Employers must examine their policy regarding the payment of the 13th cheque and should revise this so that this type of bonus is paid only to those employees who genuinely do the job well and go the extra mile.
The performance bonus.
A performance bonus is normally paid for good performance, and should be based as a percentage of the employees salary or wages. A performance bonus can also be paid as a lump sum to a department, and split up in equal amounts to each employee in that department.
This would apply in the situation where all employees in a particular department are collectively responsible for above-average performance. The performance would be measured against laid down company standards, but the bonus would not be paid only for the occasional work done which exceeds company standards, but for consistent work exceeding company standards.
This means that line management and the shop foremen and even supervisors have to become much more closely involved with the monitoring of performance on the shop floor and careful records must be kept.
In a situation where the results achieved by a department depend entirely on the collective effort of all employees in the department, the amount of the bonus could be calculated on the basis of a percentage of profits achieved over and above what was budgeted for, or as a percentage of the total profits generated by the department and so on.
Whatever the case, the method of calculation must be fair and equitable.
The production bonus.
The production bonus is based, not on performance measured against company standards, but rather on production measured against targets.
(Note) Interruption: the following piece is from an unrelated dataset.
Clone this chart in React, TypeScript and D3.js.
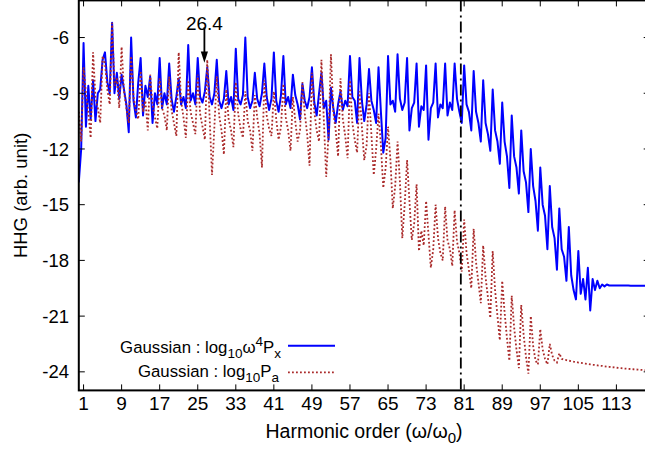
import React from 'react';
import * as d3 from 'd3';

const W = 645;
const H = 451;
const plot = { left: 78.8, right: 649.7, top: 0.4, bottom: 390.4 };

const xDomain = [0, 120];
const yDomain = [-25, -4];
const xTicks = [1, 9, 17, 25, 33, 41, 49, 57, 65, 73, 81, 89, 97, 105, 113];
const yTicks = [-24, -21, -18, -15, -12, -9, -6];
const sampleStep = 0.5; // harmonic order spacing of the samples
const cutoffOrder = 80.3;
const annotOrder = 26.4;
const annotLabel = '26.4';

// Gaussian : log10 w^4 Px, sampled every 0.5 harmonic order from 0 to 120
const blueValues = [
  -13.8, -12.0, -6.3, -10.8, -8.6, -10.4, -8.3, -10.5, -9.0, -8.8,
  -7.2, -6.8, -8.4, -9.0, -5.2, -9.0, -7.9, -9.3, -8.0, -8.8,
  -9.6, -11.1, -6.0, -9.4, -10.3, -8.4, -7.1, -10.2, -8.6, -9.2,
  -8.1, -10.6, -9.0, -9.6, -7.1, -9.8, -9.0, -9.6, -7.4, -9.3,
  -10.0, -9.2, -8.2, -9.6, -9.2, -9.8, -6.4, -9.4, -9.0, -9.6,
  -7.1, -9.2, -9.5, -8.9, -7.6, -9.2, -9.6, -9.0, -7.2, -9.4,
  -9.8, -9.3, -7.8, -9.6, -9.2, -9.9, -6.6, -9.3, -9.6, -9.1,
  -6.0, -9.2, -9.8, -9.4, -7.9, -9.3, -9.7, -9.0, -7.4, -9.2,
  -9.9, -9.3, -6.8, -9.4, -10.0, -9.1, -7.0, -9.6, -9.2, -9.8,
  -8.0, -9.1, -9.6, -10.4, -8.5, -9.4, -9.8, -9.2, -7.6, -9.5,
  -10.2, -9.0, -7.9, -9.8, -9.4, -11.5, -8.7, -9.8, -10.6, -9.6,
  -8.9, -9.9, -9.4, -9.7, -7.0, -9.2, -9.4, -10.6, -7.1, -9.4,
  -10.5, -9.6, -7.7, -9.4, -9.9, -10.6, -7.6, -10.0, -12.2, -11.4,
  -7.0, -9.6, -9.4, -10.0, -6.9, -9.3, -9.9, -9.5, -7.1, -11.0,
  -9.8, -9.5, -7.4, -10.8, -9.7, -9.9, -7.5, -11.5, -9.8, -9.5,
  -7.4, -10.3, -9.6, -9.8, -7.4, -10.2, -9.5, -9.9, -7.4, -9.3,
  -10.0, -10.6, -7.5, -9.6, -10.0, -11.0, -7.8, -10.0, -10.6, -11.6,
  -8.3, -10.6, -11.2, -12.1, -8.8, -11.0, -11.6, -12.8, -9.5, -11.6,
  -12.4, -14.1, -10.2, -12.4, -13.0, -14.4, -11.0, -13.2, -13.8, -15.4,
  -12.0, -14.0, -14.8, -16.4, -13.0, -15.0, -15.6, -17.4, -14.0, -16.2,
  -16.8, -18.5, -15.2, -17.4, -17.8, -19.1, -16.2, -18.8, -19.6, -20.1,
  -17.5, -19.8, -19.0, -20.1, -18.4, -20.7, -19.0, -19.6, -19.1, -19.5,
  -19.3, -19.4, -19.3, -19.35, -19.35, -19.35, -19.35, -19.35, -19.35, -19.35,
  -19.35, -19.35, -19.36, -19.36, -19.36, -19.36, -19.36, -19.37, -19.37, -19.37,
  -19.37,
];

// Gaussian : log10 Pa, same sampling
const redValues = [
  -10.0, -11.6, -7.6, -9.0, -10.0, -11.4, -6.8, -9.2, -9.8, -10.6,
  -7.0, -7.4, -8.8, -9.6, -5.2, -8.6, -8.2, -9.8, -6.5, -8.9,
  -9.8, -10.6, -7.0, -9.2, -9.9, -10.4, -7.8, -10.0, -9.4, -11.0,
  -8.0, -9.6, -10.3, -10.9, -8.2, -9.8, -10.2, -11.0, -8.1, -9.9,
  -10.6, -11.3, -6.8, -9.4, -10.3, -11.4, -8.3, -10.0, -10.6, -11.2,
  -8.0, -10.1, -10.8, -11.5, -7.2, -10.3, -13.4, -10.8, -8.1, -10.2,
  -11.0, -12.3, -8.8, -10.4, -11.0, -11.9, -8.4, -10.1, -10.9, -11.4,
  -8.9, -10.5, -11.0, -12.1, -9.1, -10.3, -11.2, -13.0, -8.3, -10.2,
  -10.9, -11.3, -8.9, -10.4, -11.5, -10.8, -8.5, -10.3, -11.0, -12.1,
  -9.2, -10.5, -11.6, -11.0, -8.4, -10.1, -11.2, -12.9, -7.9, -10.0,
  -11.0, -11.6, -7.2, -10.4, -13.5, -11.2, -6.9, -10.0, -11.0, -12.4,
  -8.2, -10.4, -11.3, -12.5, -8.3, -10.6, -11.5, -12.2, -8.9, -10.8,
  -12.6, -11.8, -9.0, -11.2, -13.4, -12.0, -10.1, -11.8, -14.1, -13.0,
  -10.8, -12.6, -15.2, -14.0, -11.6, -13.8, -16.8, -15.0, -12.6, -14.8,
  -16.9, -16.0, -13.9, -17.5, -16.4, -17.2, -14.8, -16.6, -18.4, -17.4,
  -15.0, -16.8, -17.6, -18.0, -15.1, -16.9, -17.4, -18.3, -15.3, -17.0,
  -17.6, -18.6, -15.8, -17.6, -18.5, -19.5, -16.3, -18.1, -19.2, -20.3,
  -17.2, -18.9, -20.0, -21.1, -17.5, -19.6, -21.0, -22.3, -19.1, -20.8,
  -22.2, -23.4, -19.9, -21.6, -22.8, -23.8, -20.4, -22.0, -23.2, -24.1,
  -21.0, -22.6, -23.4, -23.6, -21.7, -22.8, -23.3, -23.6, -22.5, -23.1,
  -23.4, -23.5, -23.0, -23.3, -23.35, -23.37, -23.4, -23.42, -23.45, -23.47,
  -23.5, -23.52, -23.54, -23.56, -23.58, -23.6, -23.62, -23.63, -23.65, -23.67,
  -23.68, -23.7, -23.72, -23.73, -23.75, -23.76, -23.78, -23.79, -23.8, -23.82,
  -23.83, -23.84, -23.85, -23.86, -23.87, -23.88, -23.89, -23.9, -23.91, -23.92,
  -23.93,
];

const FONT = '"Liberation Sans", Arial, Helvetica, sans-serif';

export default function App() {
  const x = d3.scaleLinear().domain(xDomain).range([plot.left, plot.right]);
  const y = d3.scaleLinear().domain(yDomain).range([plot.bottom, plot.top]);

  const line = d3
    .line<number>()
    .x((_, i) => x(i * sampleStep))
    .y((d) => y(d));

  const tickLen = 6;
  const legendX0 = 288;
  const legendX1 = 335;

  return (
    <svg
      width={W}
      height={H}
      viewBox={`0 0 ${W} ${H}`}
      style={{ position: 'absolute', left: 0, top: 0, background: '#fff' }}
      fontFamily={FONT}
    >
      <defs>
        <clipPath id="plotClip">
          <rect x={plot.left} y={plot.top} width={plot.right - plot.left} height={plot.bottom - plot.top} />
        </clipPath>
      </defs>
      <rect x={0} y={0} width={W} height={H} fill="#fff" />

      <g clipPath="url(#plotClip)">
        <path d={line(blueValues) || ''} fill="none" stroke="#0000ff" strokeWidth={2} strokeLinejoin="round" />
        <path
          d={line(redValues) || ''}
          fill="none"
          stroke="#aa2a2a"
          strokeWidth={1.8}
          strokeDasharray="1.8,2.2"
        />
        <line
          x1={x(cutoffOrder)}
          x2={x(cutoffOrder)}
          y1={plot.top}
          y2={plot.bottom}
          stroke="#000"
          strokeWidth={1.8}
          strokeDasharray="11,4,2,4"
        />
      </g>

      {/* frame */}
      <rect
        x={plot.left}
        y={plot.top}
        width={plot.right - plot.left}
        height={plot.bottom - plot.top}
        fill="none"
        stroke="#000"
        strokeWidth={2}
      />

      {/* x ticks */}
      {xTicks.map((t) => (
        <g key={'xt' + t}>
          <line x1={x(t)} x2={x(t)} y1={plot.bottom} y2={plot.bottom - tickLen} stroke="#000" strokeWidth={1} />
          <line x1={x(t)} x2={x(t)} y1={plot.top} y2={plot.top + tickLen} stroke="#000" strokeWidth={1} />
          <text x={x(t)} y={410} fontSize={19} textAnchor="middle" fill="#000">
            {t}
          </text>
        </g>
      ))}

      {/* y ticks */}
      {yTicks.map((t) => (
        <g key={'yt' + t}>
          <line x1={plot.left} x2={plot.left + tickLen} y1={y(t)} y2={y(t)} stroke="#000" strokeWidth={1} />
          <line x1={plot.right} x2={plot.right - tickLen} y1={y(t)} y2={y(t)} stroke="#000" strokeWidth={1} />
          <text x={69} y={y(t)} dy="0.36em" fontSize={18.5} textAnchor="end" fill="#000">
            {t}
          </text>
        </g>
      ))}

      {/* axis titles */}
      <text x={364} y={438} fontSize={19.5} textAnchor="middle" fill="#000">
        Harmonic order (ω/ω<tspan dy={5} fontSize={15}>0</tspan>
        <tspan dy={-5}>)</tspan>
      </text>
      <text
        transform={`translate(27, ${(plot.top + plot.bottom) / 2}) rotate(-90)`}
        fontSize={18.5}
        textAnchor="middle"
        fill="#000"
      >
        HHG (arb. unit)
      </text>

      {/* annotation */}
      <text x={x(annotOrder)} y={y(-5.57)} fontSize={19} textAnchor="middle" fill="#000">
        {annotLabel}
      </text>
      <line x1={x(annotOrder)} x2={x(annotOrder)} y1={y(-5.45)} y2={y(-6.8)} stroke="#000" strokeWidth={1.8} />
      <path
        d={`M${x(annotOrder) - 3.6},${y(-6.75)} L${x(annotOrder) + 3.6},${y(-6.75)} L${x(annotOrder)},${y(-7.36)} Z`}
        fill="#000"
      />

      {/* legend */}
      <text x={281} y={352.7} fontSize={16.8} textAnchor="end" fill="#000">
        Gaussian : log<tspan dy={5} fontSize={13.5}>10</tspan>
        <tspan dy={-5}>ω</tspan>
        <tspan dy={-7} fontSize={13.5}>4</tspan>
        <tspan dy={7}>P</tspan>
        <tspan dy={5} fontSize={13.5}>x</tspan>
      </text>
      <line x1={legendX0} x2={legendX1} y1={345.7} y2={345.7} stroke="#0000ff" strokeWidth={2} />
      <text x={279} y={376.7} fontSize={16.8} textAnchor="end" fill="#000">
        Gaussian : log<tspan dy={5} fontSize={13.5}>10</tspan>
        <tspan dy={-5}>P</tspan>
        <tspan dy={5} fontSize={13.5}>a</tspan>
      </text>
      <line
        x1={legendX0}
        x2={legendX1}
        y1={372.3}
        y2={372.3}
        stroke="#aa2a2a"
        strokeWidth={1.8}
        strokeDasharray="1.8,2.2"
      />
    </svg>
  );
}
Measurement is also based on quality of production.
In other words if the company has set a target for one particular employee or, for that matter, for a particular department to produce 100 widgets per hour, and the employee or department consistently produce 130 widgets per hour, then a production bonus would be justified.
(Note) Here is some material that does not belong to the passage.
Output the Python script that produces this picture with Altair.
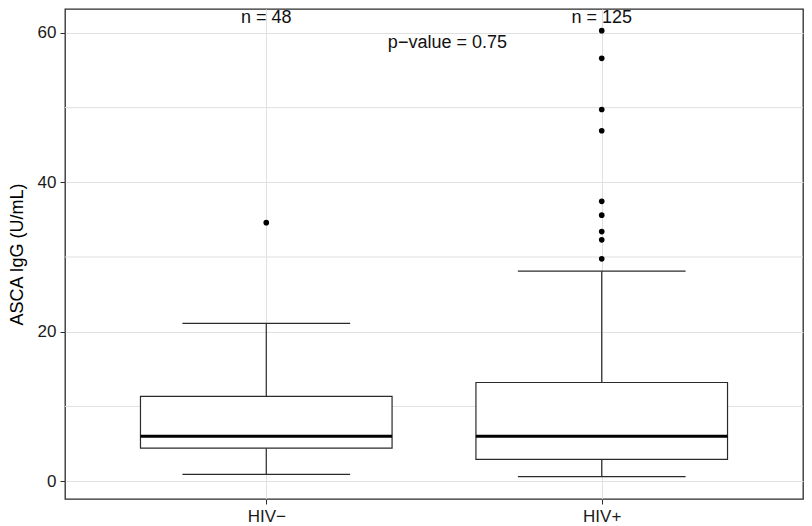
import altair as alt
import pandas as pd

# ---- data ----
groups = ["HIV−", "HIV+"]
n_counts = [48, 125]
lower_whisker = [0.9, 0.6]
q1 = [4.4, 2.9]
median = [6.0, 6.0]
q3 = [11.35, 13.2]
upper_whisker = [21.1, 28.1]
outliers_neg = [34.6]
outliers_pos = [29.75, 32.3, 33.4, 35.6, 37.45, 46.9, 49.75, 56.6, 60.3]
p_value_label = "p−value = 0.75"
p_value_x = 1.54
p_value_y = 58.7
n_label_y = 62.0
y_major = [0, 20, 40, 60]
y_minor = [10, 30, 50]
y_title = "ASCA IgG (U/mL)"

BOX_HALF = 0.375
CAP_HALF = 0.25
FONT = "Liberation Sans"
GRID = "#e0e0e0"
LINE = "#2b2b2b"

pos = [i + 1 for i in range(len(groups))]
box = pd.DataFrame({
    "pos": pos,
    "left": [p - BOX_HALF for p in pos],
    "right": [p + BOX_HALF for p in pos],
    "capl": [p - CAP_HALF for p in pos],
    "capr": [p + CAP_HALF for p in pos],
    "lo": lower_whisker, "q1": q1, "med": median, "q3": q3, "hi": upper_whisker,
    "nlab": [f"n = {n}" for n in n_counts],
    "ny": [n_label_y] * len(groups),
})
out = pd.DataFrame({
    "pos": [1] * len(outliers_neg) + [2] * len(outliers_pos),
    "val": outliers_neg + outliers_pos,
})
minor = pd.DataFrame({"v": y_minor})
ptext = pd.DataFrame({"x": [p_value_x], "y": [p_value_y], "t": [p_value_label]})

label_js = "[" + ",".join("'" + g + "'" for g in groups) + "]"
xscale = alt.Scale(domain=[0.4, len(groups) + 0.6], nice=False, zero=False)
yscale = alt.Scale(domain=[-2.4, 63.2], nice=False, zero=False)
xaxis = alt.Axis(values=pos, labelExpr=f"{label_js}[datum.value - 1]", grid=True,
                 gridColor=GRID, domain=False, tickColor=LINE, tickSize=5,
                 labelPadding=4, labelFontSize=17, title=None)
yaxis = alt.Axis(values=y_major, grid=True, gridColor=GRID, domain=False,
                 tickColor=LINE, tickSize=5, labelPadding=4, labelFontSize=17,
                 title=y_title, titleFontSize=18, titlePadding=11)


def X(f):
    return alt.X(f, type="quantitative", scale=xscale, axis=xaxis, title=None)


def Y(f):
    return alt.Y(f, type="quantitative", scale=yscale, axis=yaxis, title=y_title)


base = alt.Chart(box)

minor_grid = alt.Chart(minor).mark_rule(color=GRID, strokeWidth=1).encode(y=Y("v"))
wh_hi = base.mark_rule(color=LINE, strokeWidth=1.2).encode(x=X("pos"), y=Y("q3"), y2="hi")
wh_lo = base.mark_rule(color=LINE, strokeWidth=1.2).encode(x=X("pos"), y=Y("lo"), y2="q1")
cap_hi = base.mark_rule(color=LINE, strokeWidth=1.2).encode(x=X("capl"), x2="capr", y=Y("hi"))
cap_lo = base.mark_rule(color=LINE, strokeWidth=1.2).encode(x=X("capl"), x2="capr", y=Y("lo"))
boxes = base.mark_bar(fill="white", stroke=LINE, strokeWidth=1.2).encode(
    x=X("left"), x2="right", y=Y("q1"), y2="q3")
med = base.mark_rule(color="black", strokeWidth=3).encode(x=X("left"), x2="right", y=Y("med"))
pts = alt.Chart(out).mark_circle(color="black", opacity=1, size=32).encode(x=X("pos"), y=Y("val"))
ntext = base.mark_text(font=FONT, fontSize=18, color="#111", baseline="middle").encode(
    x=X("pos"), y=Y("ny"), text="nlab")
ptxt = alt.Chart(ptext).mark_text(font=FONT, fontSize=18, color="#111", baseline="middle").encode(
    x=X("x"), y=Y("y"), text="t")

chart = alt.layer(minor_grid, wh_hi, wh_lo, cap_hi, cap_lo, boxes, med, pts, ntext, ptxt).properties(
    width=738, height=490, padding={"left": 0, "top": 0, "right": 0, "bottom": 0}
).configure_view(stroke=LINE, strokeWidth=1.3).configure_axis(
    labelFont=FONT, titleFont=FONT, labelColor="#1a1a1a", titleColor="#000",
    titleFontWeight="normal"
)

chart.save("out.html", embed_options={"renderer": "svg", "actions": False})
Similarly, if the company rule is that a rejection rate of 5 percent is acceptable, but the department consistently achieves a rejection rate of only 1%, then a production bonus would be in order.
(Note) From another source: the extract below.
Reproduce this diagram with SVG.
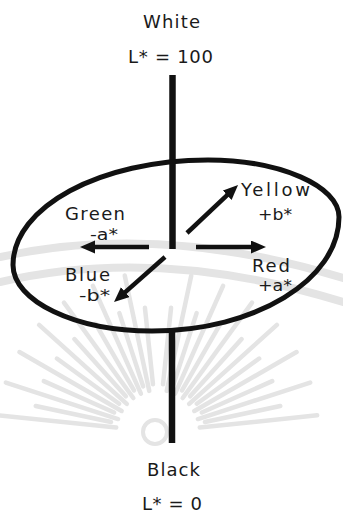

It must be admitted that the additional production and the reduced rejection rate can only mean good management within the department, and it can only mean a genuine interest in the job by the employees, thus generating additional profits for the shareholders.
The payment of bonuses
In the case of the employer who presently does not pay bonuses of any sort, it is entirely up to the employer to decide whether he wishes to pay bonuses or not.
However in the case of the employer who presently pays bonuses the situation is slightly different because those employees have now come to expect the payment of the bonus as a right or entitlement.
Therefore, those employers who now wish to change the status quo regarding payment of bonuses, either by paying less, or by paying at the different time of the year than what has been the case in the past, or by splitting what was an annual bonus into two separate payments, will have to consult with the employees, explain the problems, and try to get them to accept the new system.
Employers must remember that such changes do constitute a change to the employees terms and conditions of employment, and this cannot be done unilaterally - it must be negotiated with the employees.
The bottom line is that should the employees refuse to accept the change, but the employer has good, sound and reasonable commercial rationale for making the change, then he can go ahead and implement it after negotiations, even if all employees do not agree to it. This is not to say that a few disgruntled employees will not proceed with a claim of unfair labour practice, but that is a problem that will not prove to be insurmountable.
In summary, be fair, be equitable and advise your employees in good time if there is to be a problem with the payment of bonuses or if there is to be a departure from the established payment procedures.